Every company does lots of things.

Sadly, most never become truly great at anything.

For those of you who have not yet read Dave Ramos' book, Decide One Thing, we will summarize it in One Sentence: you must be good at lots of things, but the way to win is to become differentiatingly great at One Thing.

In 1990, C.K. Prahalad and Gary Hamel introduced the idea of corporate competencies in a Harvard Business Review article entitled, “The Core Competence of the Corporation.”

More recently, Strategy&, the strategy consulting arm of PwC, advised companies to develop a set of “differentiating capabilities.” However, they do so with a word of caution: 

“Too many companies don’t identify the few cross-functional capabilities they need to excel at in order to deliver on their value proposition. Not being clear about those capabilities, functions often decide to pursue functional excellence in silos. They strive to be world-class at everything they do, but often spread their resources too thin, and they don’t excel at anything.”

We strongly agree.

That is why we advise companies to pick ONE corporate competence and make it your One Thing.

Try to complete this sentence, “We are the best in the world at ______________.”

Most companies cannot honestly fill in that blank. After all, only One Company can be the best in the world.

However, every company can aspire to become the best in the world at something. So, every company can—and should—complete this sentence, “Our ambition is to become the best in the world at _____________.”

Step One is to choose something that your company could indeed become the best in the world at. And of course, there are many things that you can choose.

Step two is to align everyone—and everything—with your One Thing. After all, becoming the best in the world will require intense focus and disciplined investment. This is what turns your One Thing into a Differentiating Competitive Advantage.

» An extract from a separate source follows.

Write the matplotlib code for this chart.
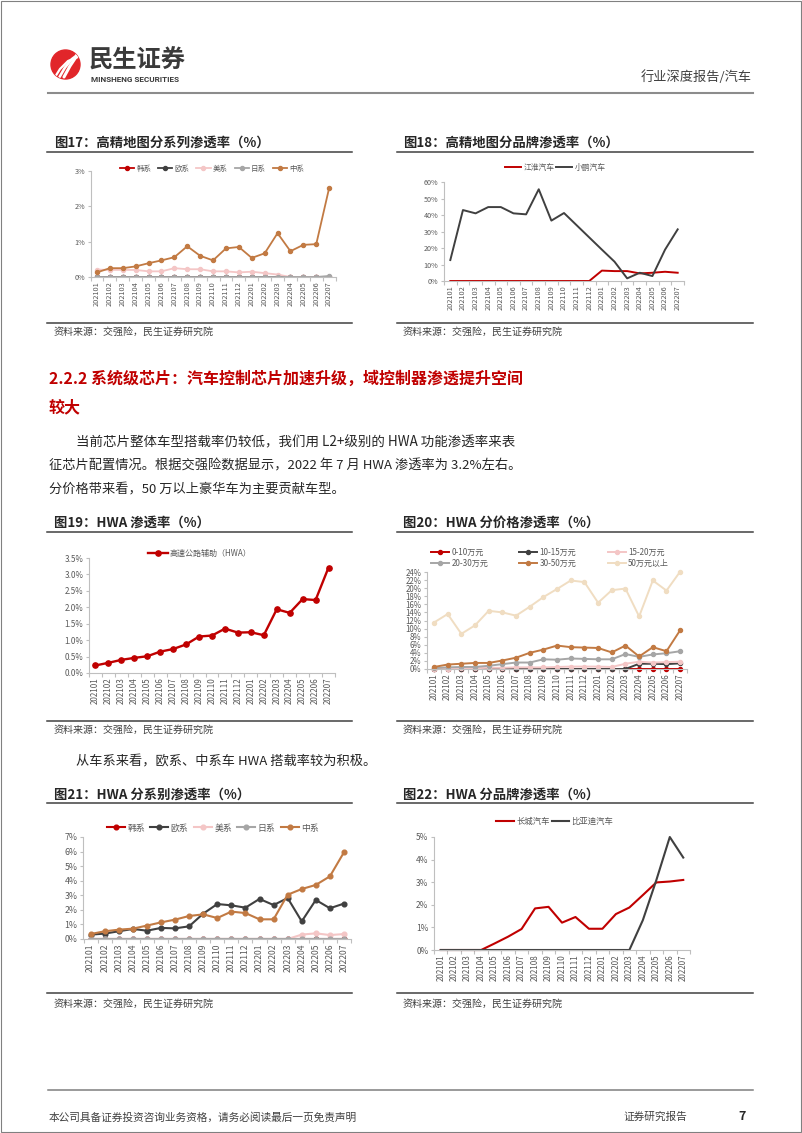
import numpy as np
import matplotlib.pyplot as plt
from matplotlib.patches import Circle, Rectangle

plt.rcParams["font.family"] = ["Noto Sans CJK SC", "DejaVu Sans"]
plt.rcParams["axes.unicode_minus"] = False

W, H = 802, 1133

# 数据
months = ["202101", "202102", "202103", "202104", "202105", "202106", "202107",
          "202108", "202109", "202110", "202111", "202112", "202201", "202202",
          "202203", "202204", "202205", "202206", "202207"]

# 图17 高精地图分系别渗透率 (%)
hmap_kr = [0, 0, 0, 0, 0, 0, 0, 0, 0, 0, 0, 0, 0, 0, 0, 0, 0, 0, 0]
hmap_eu = [0, 0, 0, 0, 0, 0, 0, 0, 0, 0, 0, 0, 0, 0, 0, 0, 0, 0, 0]
hmap_us = [0.21, 0.20, 0.20, 0.20, 0.16, 0.16, 0.25, 0.22, 0.22, 0.16, 0.16,
           0.13, 0.15, 0.11, 0.07, 0, 0, 0, 0]
hmap_jp = [0, 0, 0, 0, 0, 0, 0, 0, 0, 0, 0, 0, 0, 0, 0, 0, 0, 0, 0.03]
hmap_cn = [0.13, 0.25, 0.25, 0.30, 0.39, 0.47, 0.56, 0.87, 0.60, 0.47, 0.81,
           0.85, 0.54, 0.67, 1.24, 0.73, 0.91, 0.93, 2.52]

# 图18 高精地图分品牌渗透率 (%)
brand_jac = [0, 0, 0, 0, 0, 0, 0, 0, 0, 0, 0, 0, 6.3, 6.0, 6.0, 4.6, 5.0, 5.6, 5.0]
brand_xpeng = [12.7, 43.0, 41.0, 44.8, 44.8, 41.0, 40.4, 55.6, 36.6, 41.2, 33.8,
               26.4, 19.0, 11.7, 1.6, 5.0, 3.0, 19.0, 31.3]

# 图19 HWA 渗透率 (%)
hwa = [0.23, 0.31, 0.40, 0.46, 0.51, 0.65, 0.73, 0.87, 1.11, 1.14, 1.35, 1.23,
       1.24, 1.15, 1.94, 1.83, 2.25, 2.22, 3.21]

# 图20 HWA 分价格渗透率 (%)
price_0_10 = [0, 0, 0, 0, 0, 0, 0, 0, 0, 0, 0, 0, 0, 0, 0, 0, 0, 0, 0]
price_10_15 = [0, 0, 0, 0, 0, 0, 0, 0, 0, 0, 0, 0, 0, 0, 0, 1.3, 1.3, 1.2, 1.4]
price_15_20 = [0.1, 0.1, 0.2, 0.2, 0.3, 0.3, 0.4, 0.4, 0.4, 0.5, 0.6, 0.6, 0.6,
               0.5, 1.3, 1.8, 1.6, 1.7, 1.8]
price_20_30 = [0.2, 0.4, 0.5, 0.5, 0.8, 1.2, 1.6, 1.6, 2.4, 2.3, 2.6, 2.5, 2.4,
               2.4, 3.7, 3.0, 3.6, 3.9, 4.4]
price_30_50 = [0.5, 1.1, 1.3, 1.5, 1.5, 2.1, 2.8, 4.0, 4.8, 5.8, 5.4, 5.3, 5.2,
               4.1, 5.8, 3.1, 5.4, 4.4, 9.6]
price_50up = [11.5, 13.6, 8.7, 10.8, 14.4, 14.0, 13.2, 15.4, 17.8, 19.8, 21.9,
              21.5, 16.4, 19.5, 19.9, 13.0, 21.9, 19.4, 24.1]

# 图21 HWA 分系别渗透率 (%)
sys_kr = [0, 0, 0, 0, 0, 0, 0, 0, 0, 0, 0, 0, 0, 0, 0, 0, 0, 0, 0]
sys_eu = [0.30, 0.37, 0.53, 0.69, 0.57, 0.76, 0.73, 0.87, 1.74, 2.40, 2.31, 2.15,
          2.75, 2.33, 2.81, 1.21, 2.68, 2.11, 2.43]
sys_us = [0, 0, 0, 0, 0, 0, 0, 0, 0, 0, 0, 0, 0, 0, 0, 0.30, 0.39, 0.27, 0.34]
sys_jp = [0, 0, 0, 0, 0, 0, 0, 0, 0, 0, 0, 0, 0, 0, 0, 0, 0, 0, 0]
sys_cn = [0.34, 0.53, 0.64, 0.71, 0.92, 1.14, 1.33, 1.58, 1.69, 1.44, 1.88, 1.78,
          1.35, 1.35, 3.04, 3.43, 3.71, 4.30, 5.95]

# 图22 HWA 分品牌渗透率 (%)
brand_gwm = [0, 0, 0, 0, 0.29, 0.59, 0.93, 1.84, 1.91, 1.21, 1.46, 0.94, 0.94,
             1.59, 1.88, 2.43, 2.99, 3.03, 3.10]
brand_byd = [0, 0, 0, 0, 0, 0, 0, 0, 0, 0, 0, 0, 0, 0, 0, 1.32, 3.09, 5.0, 4.09]

# colors
RED = "#C00000"
DARK = "#404040"
PINK = "#F4C6C6"
GRAY = "#A6A6A6"
BROWN = "#C27A43"
BEIGE = "#F0DDC2"
TICK = "#595959"
SPINE = "#BFBFBF"
TEXT = "#404040"

fig = plt.figure(figsize=(W / 100, H / 100), dpi=100)
page = fig.add_axes([0, 0, 1, 1])
page.set_xlim(0, W)
page.set_ylim(H, 0)
page.axis("off")


def px_axes(x0, y0, x1, y1):
    return fig.add_axes([x0 / W, 1 - y1 / H, (x1 - x0) / W, (y1 - y0) / H])


def style_axes(ax, ylim, yticks, ylabels, xlim, xfs=5.5, yfs=5.5):
    n = len(months)
    ax.set_facecolor("none")
    ax.spines["top"].set_visible(False)
    ax.spines["right"].set_visible(False)
    for s in ["left", "bottom"]:
        ax.spines[s].set_color(SPINE)
        ax.spines[s].set_linewidth(0.8)
    ax.set_xlim(*xlim)
    ax.set_ylim(*ylim)
    ax.set_xticks(np.arange(n))
    ax.set_xticklabels(months, rotation=90, fontsize=xfs, color=TICK)
    ax.set_xticks(np.arange(n + 1) - 0.5, minor=True)
    ax.tick_params(axis="x", which="major", length=0, pad=3)
    ax.tick_params(axis="x", which="minor", length=3, color=SPINE, width=0.8)
    ax.set_yticks(yticks)
    ax.set_yticklabels(ylabels, fontsize=yfs, color=TICK)
    ax.tick_params(axis="y", length=2, color=SPINE, width=0.8, pad=2)


def legend_at(ax, handles, labels, cx, cy, ncol, fs, **kw):
    opts = dict(handlelength=2.2, handletextpad=0.3, columnspacing=0.8,
                borderpad=0, labelspacing=0.3)
    opts.update(kw)
    ax.legend(handles, labels, loc="center", bbox_to_anchor=(cx / W, 1 - cy / H),
              bbox_transform=fig.transFigure, ncol=ncol, frameon=False,
              fontsize=fs, labelcolor=TICK, numpoints=1, **opts)


def block(x0, x1, tx, title, ty, ly, sly, sy):
    page.text(tx, ty, title, fontsize=9.6, weight="bold", color="#262626", va="center")
    page.plot([x0, x1], [ly, ly], color=TEXT, lw=1.1)
    page.plot([x0, x1], [sly, sly], color=TEXT, lw=1.1)
    page.text(tx, sy, "资料来源：交强险，民生证券研究院", fontsize=7.2, color=TEXT, va="center")


x_idx = np.arange(len(months))

# page frame
page.add_patch(Rectangle((0.5, 0.5), 800, 1131, fill=False, ec="#808080", lw=0.8))

# header
logo = Circle((65.5, 64.5), 14.5, color="#E1262A")
page.add_patch(logo)
for k in range(3):
    xs = np.array([55 + 4.5 * k, 60 + 5 * k, 68 + 4 * k, 78])
    ys = np.array([77, 69 - 1.5 * k, 61 - 2 * k, 57 - 2.5 * k])
    ln, = page.plot(xs, ys, color="white", lw=1.6 + 0.3 * k, solid_capstyle="round")
    ln.set_clip_path(logo)
page.text(89, 61, "民生证券", fontsize=17.5, weight="bold", color="#3A3A3A", va="center")
page.text(91, 80, "MINSHENG SECURITIES", fontsize=5.9, weight="bold", color="#3A3A3A",
          va="center", family="Roboto")
page.text(752, 77, "行业深度报告/汽车", fontsize=9.5, color=TEXT, va="center", ha="right")
page.plot([48, 753], [93, 93], color="#8C8C8C", lw=1.5)

# footer
page.plot([48, 753], [1090, 1090], color="#7F7F7F", lw=1.1)
page.text(49, 1117, "本公司具备证券投资咨询业务资格，请务必阅读最后一页免责声明",
          fontsize=7.7, color=TEXT, va="center")
page.text(624, 1117, "证券研究报告", fontsize=7.7, color=TEXT, va="center")
page.text(742, 1117, "7", fontsize=9, weight="bold", color="#262626", va="center", ha="center")

# section text
page.text(49, 379, "2.2.2 系统级芯片：汽车控制芯片加速升级，域控制器渗透提升空间",
          fontsize=11.5, weight="bold", color=RED, va="center")
page.text(49, 407, "较大", fontsize=11.5, weight="bold", color=RED, va="center")
page.text(76, 442, "当前芯片整体车型搭载率仍较低，我们用 L2+级别的 HWA 功能渗透率来表",
          fontsize=9.7, color="#262626", va="center")
page.text(49, 466, "征芯片配置情况。根据交强险数据显示，2022 年 7 月 HWA 渗透率为 3.2%左右。",
          fontsize=9.5, color="#262626", va="center")
page.text(49, 490, "分价格带来看，50 万以上豪华车为主要贡献车型。",
          fontsize=9.5, color="#262626", va="center")
page.text(76, 762, "从车系来看，欧系、中系车 HWA 搭载率较为积极。",
          fontsize=9.5, color="#262626", va="center")

# ---- 图17
block(47, 352, 54, "图17：高精地图分系列渗透率（%）", 143, 152, 323, 332)
ax = px_axes(90.5, 171, 335.6, 277)
style_axes(ax, (0, 3), [0, 1, 2, 3], ["0%", "1%", "2%", "3%"], (-0.5, 18.5), xfs=5.3, yfs=5.2)
lines = []
for vals, c, lab in [(hmap_kr, RED, "韩系"), (hmap_eu, DARK, "欧系"), (hmap_us, PINK, "美系"),
                     (hmap_jp, GRAY, "日系"), (hmap_cn, BROWN, "中系")]:
    ln, = ax.plot(x_idx, vals, color=c, lw=1.3, marker="o", ms=2.9, label=lab)
    lines.append(ln)
legend_at(ax, lines, [l.get_label() for l in lines], 212, 169, 5, 5.4,
          handlelength=1.9, columnspacing=0.9)

# ---- 图18
block(397, 753, 403, "图18：高精地图分品牌渗透率（%）", 143, 152, 323, 332)
ax = px_axes(444, 182, 684, 281)
style_axes(ax, (0, 60), [0, 10, 20, 30, 40, 50, 60],
           ["0%", "10%", "20%", "30%", "40%", "50%", "60%"], (-0.26, 18.39), xfs=5.3, yfs=5.2)
l1, = ax.plot(x_idx, brand_jac, color=RED, lw=1.4, label="江淮汽车")
l2, = ax.plot(x_idx, brand_xpeng, color=DARK, lw=1.4, label="小鹏汽车")
legend_at(ax, [l1, l2], ["江淮汽车", "小鹏汽车"], 555, 168, 2, 5.6,
          handlelength=2.1, columnspacing=0.2)

# ---- 图19
block(47, 352, 54, "图19：HWA 渗透率（%）", 523, 532, 721, 730)
ax = px_axes(89, 558, 335, 673)
style_axes(ax, (0, 3.5), [0, 0.5, 1, 1.5, 2, 2.5, 3, 3.5],
           ["0.0%", "0.5%", "1.0%", "1.5%", "2.0%", "2.5%", "3.0%", "3.5%"],
           (-0.33, 18.48), xfs=5.8, yfs=5.8)
l1, = ax.plot(x_idx, hwa, color=RED, lw=1.7, marker="o", ms=3.8, label="高速公路辅助（HWA）")
legend_at(ax, [l1], ["高速公路辅助（HWA）"], 200, 553, 1, 5.8, handlelength=2.4)

# ---- 图20
block(397, 753, 403, "图20：HWA 分价格渗透率（%）", 523, 532, 721, 730)
ax = px_axes(427, 572, 687, 669)
style_axes(ax, (0, 24), list(range(0, 25, 2)), ["%d%%" % v for v in range(0, 25, 2)],
           (-0.51, 18.36), xfs=5.8, yfs=5.7)
price_lines = []
for vals, c, lab in [(price_0_10, RED, "0-10万元"), (price_10_15, DARK, "10-15万元"),
                     (price_15_20, PINK, "15-20万元"), (price_20_30, GRAY, "20-30万元"),
                     (price_30_50, BROWN, "30-50万元"), (price_50up, BEIGE, "50万元以上")]:
    ln, = ax.plot(x_idx, vals, color=c, lw=1.4, marker="o", ms=2.9, label=lab, clip_on=False)
    price_lines.append(ln)
order = [0, 3, 1, 4, 2, 5]
legend_at(ax, [price_lines[i] for i in order], [price_lines[i].get_label() for i in order],
          550, 558, 3, 5.8, handlelength=2.2, columnspacing=3.9, labelspacing=0.25)

# ---- 图21
block(47, 352, 54, "图21：HWA 分系别渗透率（%）", 795, 803, 993, 1004)
ax = px_axes(83, 837, 351, 939)
style_axes(ax, (0, 7), list(range(8)), ["%d%%" % v for v in range(8)],
           (-0.54, 18.35), xfs=6.2, yfs=6.3)
lines = []
for vals, c, lab in [(sys_kr, RED, "韩系"), (sys_eu, DARK, "欧系"), (sys_us, PINK, "美系"),
                     (sys_jp, GRAY, "日系"), (sys_cn, BROWN, "中系")]:
    ln, = ax.plot(x_idx, vals, color=c, lw=1.5, marker="o", ms=3.4, label=lab)
    lines.append(ln)
legend_at(ax, lines, [l.get_label() for l in lines], 213, 828, 5, 6.4,
          handlelength=2.0, columnspacing=0.6)

# ---- 图22
block(397, 753, 403, "图22：HWA 分品牌渗透率（%）", 795, 803, 993, 1004)
ax = px_axes(434, 837, 690, 950)
style_axes(ax, (0, 5), list(range(6)), ["%d%%" % v for v in range(6)],
           (-0.44, 18.5), xfs=5.8, yfs=6.0)
l1, = ax.plot(x_idx, brand_gwm, color=RED, lw=1.5, label="长城汽车", clip_on=False)
l2, = ax.plot(x_idx, brand_byd, color=DARK, lw=1.5, label="比亚迪汽车", clip_on=False)
legend_at(ax, [l1, l2], ["长城汽车", "比亚迪汽车"], 555, 821, 2, 6.0,
          handlelength=2.1, columnspacing=0.2)

fig.savefig("out.png", dpi=100)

We believe this is the most important component of creating alignment. Unfortunately, most companies do not have the discipline to Decide One Thing. That is why they can have visions, missions, values, and strategies … and still be massively misaligned.

Therefore, we strongly recommend that you lock this down before working on your vision, mission, values, strategy … or anything else.



Every corporate strategy textbook espouses the importance of creating a competitive advantage. So, why do so many companies struggle?

We believe that the competitive advantage frameworks in textbooks are too theoretical and complex.

To address this problem, SHIFTPOINTS developed a simple 2x2 matrix to illustrate how companies can create a competitive advantage

A competitive advantage is the combination of something that you uniquely do and something that you are great at doing. (High Differentiation + Great Performance.)

To accelerate the process, we developed a list of 40 sources of competitive advantage, along with examples of winners who have utilized them. The SHIFTPOINTS WINventoryTM provides a structured way to evaluate each of the 40 sources. The goal is to complete these two sentences:  

  • We are good at lots of things, but we are differentiatingly great at _________________. (This is your One Thing.)
  • We have lots of competitors, but we are the Only One that _________________.

If you can't easily answer those simple questions, the SHIFTPOINTS WINventory tool can accelerate the process.

decide one thing - option one

We always start the Decide One Thing process by suggesting that clients use price as their Differentiating Competitive Advantage.

That’s why we call it Option One.

The low price strategy is always a viable option.

Interestingly, many organizations are quick to dismiss the low price option, “We don’t want to compete on price.”

To which we reply, “Why not?”

In every market, there are customers whose dominant buying motive is price. Above all, these customers want to save money, and are willing to sacrifice other things, such as convenience, features, or even quality, to do so.

As a result, in every market, there is at least one company whose One Thing is price. For example: 

  • Walmart used the low price strategy to become the world’s biggest retailer.
  • Southwest used low fares to become the largest airline in the US.
  • Vanguard leveraged low fees to build one of the world’s largest investment companies.

Geico’s “15 minutes could save you 15% on car insurance” slogan is so ubiquitous that now they don’t even bother to finish the sentence.

Counter-intuitively, these companies are also amazingly profitable because they have developed a business model that is optimized to serve the low-price segment. They are obsessive about cost control, supply chain management, and purchasing.

These disciplines allow them to compete at price points that competitors can’t match.

Another reason that price is always a winning strategy is that tangible value propositions, like cost savings, are far easier to sell than intangibles like superior service. When a client asks your salesperson why they should choose your company, the answer is easy, “We will not be undersold.”

If you are not going to win by being cheaper, you must find a way to be better.

How much better?

Better enough to justify the price premium. So, if you are 20 percent more expensive than the lowest price alternative, you have to deliver at least 20 percent more value.

How are you going to do that?

First, you need to understand how your customers define value. Every customer has a unique mix of things they value.  Sometimes customers are very rational about value. However, some customers value things in ways that seem irrational. (For some people, a Rolex really is 100 times more valuable than a Timex.)

The Decide One Thing process is one of discovery and exploration. We suggest that you start with price. Once you rule that out, we can explore the rest of the forty sources.